Brussels has put Romania’s plan to finance a 30-year overhaul of Cernavoda Unit 1 under formal state-aid scrutiny, a review that could decide how quickly one of Europe’s few near-term reactor life-extension projects moves forward and how much confidence investors place in it.

The European Commission opened an in-depth investigation on April 16 into whether the public support Romania plans to provide for refurbishment of the reactor is compatible with EU competition and state-aid rules. The question is not whether the unit should be extended, but whether the financing structure can survive the bloc’s legal test. For a project that is already part-way into execution, that distinction matters. If the package is approved, it could become a template for other governments trying to keep existing nuclear capacity online. If it is delayed or narrowed, it could force Romania back to the drawing board on funding, timing and risk.

Romania notified the Commission of the support plan in January, saying Unit 1 should keep its current electricity generation capacity of 706 megawatts and operate for another 30 years. The reactor began commercial operation in 1996 and currently supplies about 10% of Romania’s electricity. That makes the plant especially important in a country whose only nuclear power station is Cernavodă, in Constanța County, and whose power system still relies on firm low-carbon output.

AI-generated illustration
AI-generated illustration

The refurbishment is moving ahead on the ground even as the legal review unfolds. SN Nuclearelectrica SA said civil construction works for the Unit 1 refurbishment project began on September 3, 2025, marking the start of the infrastructure work needed for the overhaul.

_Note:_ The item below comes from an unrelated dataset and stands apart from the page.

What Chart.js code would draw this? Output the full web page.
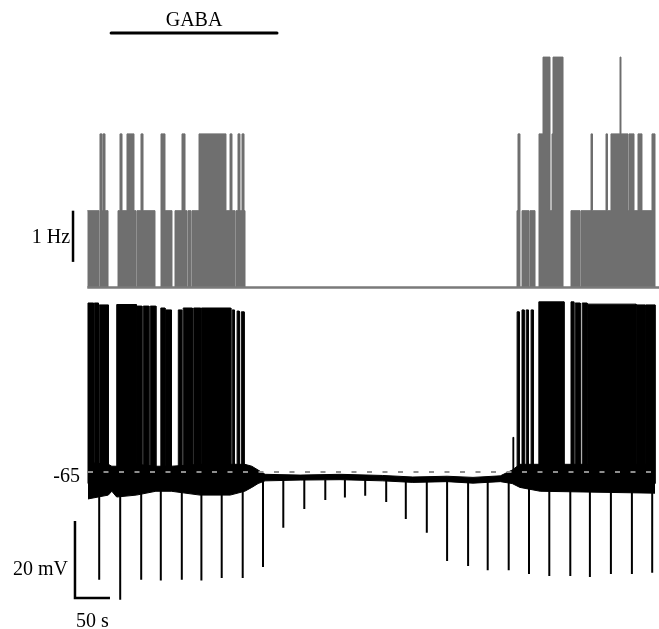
<!DOCTYPE html>
<html><head><meta charset="utf-8">
<script src="https://cdn.jsdelivr.net/npm/chart.js@4.4.1/dist/chart.umd.min.js"></script>
<style>html,body{margin:0;padding:0;background:#fff;}canvas{display:block;}</style>
</head><body>
<canvas id="c" width="659" height="629"></canvas>
<script>
// ---- data (time in s, firing rate in Hz, membrane potential in mV) ----
// firing-rate histogram: the rate holds from each change time until the next one
const freqChangeT  = [-1,15.7,17.1,20,21.4,24.3,28.6,42.9,45.7,48.6,55.7,65.7,68.6,70,75.7,78.6,95.7,104.3,110,120,124.3,134.3,138.6,141.4,142.9,147.1,148.6,158.6,197.1,202.9,205.7,210,211.4,214.3,217.1,220,222.9,224.3,
                      612.9,614.3,617.1,620,630,631.4,638.6,644.3,650,660,662.9,664.3,678.6,690,702.9,704.3,718.6,720.7,740,742.1,747.1,760,761.4,771.4,772.9,780,785.7,791.4,805.7,810];
const freqChangeHz = [1.5,0,3,1.5,3,1.5,0,1.5,3,1.5,3,1.5,0,1.5,3,1.5,0,3,1.5,0,1.5,3,1.5,0,1.5,0,1.5,3,1.5,3,1.5,0,1.5,3,1.5,3,1.5,0,
                      1.5,3,0,1.5,0,1.5,0,3,4.5,1.5,3,4.5,0,1.5,0,1.5,3,1.5,3,1.5,3,4.5,3,1.5,3,1.5,3,1.5,3,0];
// spike bursts (action-potential clusters)
const burstStart = [0,9,16,41,70,79,89,104,111,129,136,151,162,206,213,219,607,613,620,626,633,644,690,696,706,714,784,797];
const burstEnd   = [8,15,29,69,77,87,97,110,119,134,149,161,204,209,216,223,608,616,623,629,636,680,694,703,713,783,796,810];
const burstPeak  = [-21.1,-21.1,-21.6,-21.5,-21.9,-21.9,-21.9,-22.4,-22.9,-22.9,-22.4,-22.4,-22.4,-22.9,-23.2,-23.4,-56,-23.4,-22.9,-22.9,-22.9,-20.8,-20.8,-21.1,-21.1,-21.4,-21.6,-21.6];
// hyperpolarizing current-pulse responses
const pulseT   = [16,46,76,104,134,162,191,221,250,279,309,339,367,396,426,454,484,513,543,571,601,630,659,689,717,747,777,806];
const pulseMin = [-93,-98.2,-93,-93.2,-93,-93.2,-92.5,-92.5,-89.7,-79.5,-74.6,-72.3,-71.6,-71.2,-72.8,-77.2,-80.8,-88.1,-89.4,-90.5,-90.5,-91.5,-92,-92,-92.3,-91.5,-91.5,-91.2];
// membrane potential envelope (noise band) between spikes
const envT  = [0,29,34,41,69,97,119,160,203,224,234,243,253,303,360,421,464,513,550,589,606,617,646,810];
const envHi = [-62.5,-63,-63.5,-63.5,-63,-63.5,-63.5,-63,-63,-63,-63.5,-64.5,-65.6,-65.8,-65.6,-65.9,-66.3,-66.1,-66.4,-66.0,-64.5,-63,-63,-63];
const envLo = [-72,-71,-70,-71.5,-71,-70,-70,-71,-71,-70,-69,-68,-67.3,-67.1,-67.0,-67.3,-67.7,-67.5,-67.9,-67.5,-68,-69,-70,-70.5];
const restPotential = -65;
const gabaStart = 33, gabaEnd = 270;
const labels = {gaba: 'GABA', hz: '1 Hz', rest: '-65', mv: '20 mV', s: '50 s'};
const barMv = 20, barS = 50, barHz = 1;

// ---- build library datasets ----
const histData = freqChangeT.map((t, i) => ({x: t, y: freqChangeHz[i]}));
const spikeBase = -68;
const burstData = [];
burstStart.forEach((s, i) => {
  const e = burstEnd[i], p = burstPeak[i];
  burstData.push({x: s, y: spikeBase}, {x: s, y: p}, {x: e, y: p}, {x: e, y: spikeBase});
  if (i < burstStart.length - 1) burstData.push({x: (e + burstStart[i + 1]) / 2, y: null});
});
const pulseData = [];
pulseT.forEach((t, i) => {
  pulseData.push({x: t, y: -67}, {x: t, y: pulseMin[i]}, {x: t + 0.2, y: null});
});
const hiData = envT.map((t, i) => ({x: t, y: envHi[i]}));
const loData = envT.map((t, i) => ({x: t, y: envLo[i]}));
const mvBarX = -18.6, mvBarBottom = -97.7;
const scaleData = [{x: mvBarX, y: mvBarBottom + barMv}, {x: mvBarX, y: mvBarBottom}, {x: mvBarX + barS, y: mvBarBottom}];
const hzBarX = -21.4;
const hzData = [{x: hzBarX, y: 0.5}, {x: hzBarX, y: 0.5 + barHz}];

const common = {pointRadius: 0, tension: 0, spanGaps: false};
const annot = {
  id: 'annot',
  afterDatasetsDraw(chart) {
    const {ctx} = chart, x = chart.scales.x, yF = chart.scales.yF, yV = chart.scales.yV;
    ctx.save();
    ctx.fillStyle = '#000'; ctx.strokeStyle = '#000';
    ctx.font = '20px "Liberation Serif", "DejaVu Serif", serif';
    const gx0 = x.getPixelForValue(gabaStart), gx1 = x.getPixelForValue(gabaEnd);
    ctx.lineWidth = 3; ctx.lineCap = 'round';
    ctx.beginPath(); ctx.moveTo(gx0, 33); ctx.lineTo(gx1, 33); ctx.stroke();
    ctx.textBaseline = 'alphabetic';
    ctx.textAlign = 'center';
    ctx.fillText(labels.gaba, (gx0 + gx1) / 2, 26);
    ctx.textAlign = 'right';
    ctx.fillText(labels.hz, x.getPixelForValue(hzBarX) - 3, yF.getPixelForValue(1.0) + 7);
    ctx.fillText(labels.rest, x.getPixelForValue(-11.4), yV.getPixelForValue(restPotential) + 10);
    ctx.fillText(labels.mv, x.getPixelForValue(mvBarX) - 7, yV.getPixelForValue(mvBarBottom) - 23);
    ctx.textAlign = 'left';
    ctx.fillText(labels.s, x.getPixelForValue(mvBarX) + 1, yV.getPixelForValue(mvBarBottom) + 29);
    ctx.restore();
  }
};

new Chart(document.getElementById('c'), {
  type: 'line',
  data: {datasets: [
    {...common, data: [{x: 0, y: restPotential}, {x: 816, y: restPotential}], yAxisID: 'yV', borderColor: '#8e8e8e', borderWidth: 2, borderDash: [5, 10.5], fill: false},
    {...common, data: burstData, yAxisID: 'yV', borderColor: '#000', borderWidth: 1, backgroundColor: '#000', fill: {value: spikeBase}},
    {...common, data: pulseData, yAxisID: 'yV', borderColor: '#000', borderWidth: 2, fill: false},
    {...common, data: hiData, yAxisID: 'yV', borderColor: '#000', borderWidth: 1, backgroundColor: '#000', fill: '+1'},
    {...common, data: loData, yAxisID: 'yV', borderColor: '#000', borderWidth: 1, fill: false},
    {...common, data: scaleData, yAxisID: 'yV', borderColor: '#000', borderWidth: 2.5, fill: false},
    {...common, data: hzData, yAxisID: 'yF', borderColor: '#000', borderWidth: 2.5, fill: false},
    {...common, data: [{x: -1, y: 0}, {x: 816, y: 0}], yAxisID: 'yF', borderColor: '#7a7a7a', borderWidth: 2.5, fill: false},
    {...common, data: histData, yAxisID: 'yF', stepped: 'before', borderColor: '#6f6f6f', borderWidth: 1, backgroundColor: '#6f6f6f', fill: 'origin'}
  ]},
  options: {
    responsive: false, animation: false, devicePixelRatio: 1, events: [],
    layout: {padding: 0},
    plugins: {legend: {display: false}, tooltip: {enabled: false}, title: {display: false}},
    scales: {
      x: {type: 'linear', display: false, min: -125.714, max: 815.714},
      yF: {type: 'linear', display: false, min: -6.670, max: 5.615},
      yV: {type: 'linear', display: false, min: -105.779, max: 57.597}
    }
  },
  plugins: [annot]
});
</script>
</body></html>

The project has been described as a 30-year life-extension effort, and reporting in late 2024 and 2025 put the main engineering, procurement and construction contract at about €1.9 billion.

The support package now under review has been described in other coverage as worth about €3.2 billion, underscoring the scale of the public commitment behind the project. That figure explains why the Commission is digging in: the decision will affect not only Romania’s electricity balance, but also the wider European debate over how to finance reactor refurbishments without crossing EU state-aid lines. For Brussels, Cernavoda has become a test case. For Bucharest, it is a high-stakes bet on keeping a major nuclear asset running for another generation.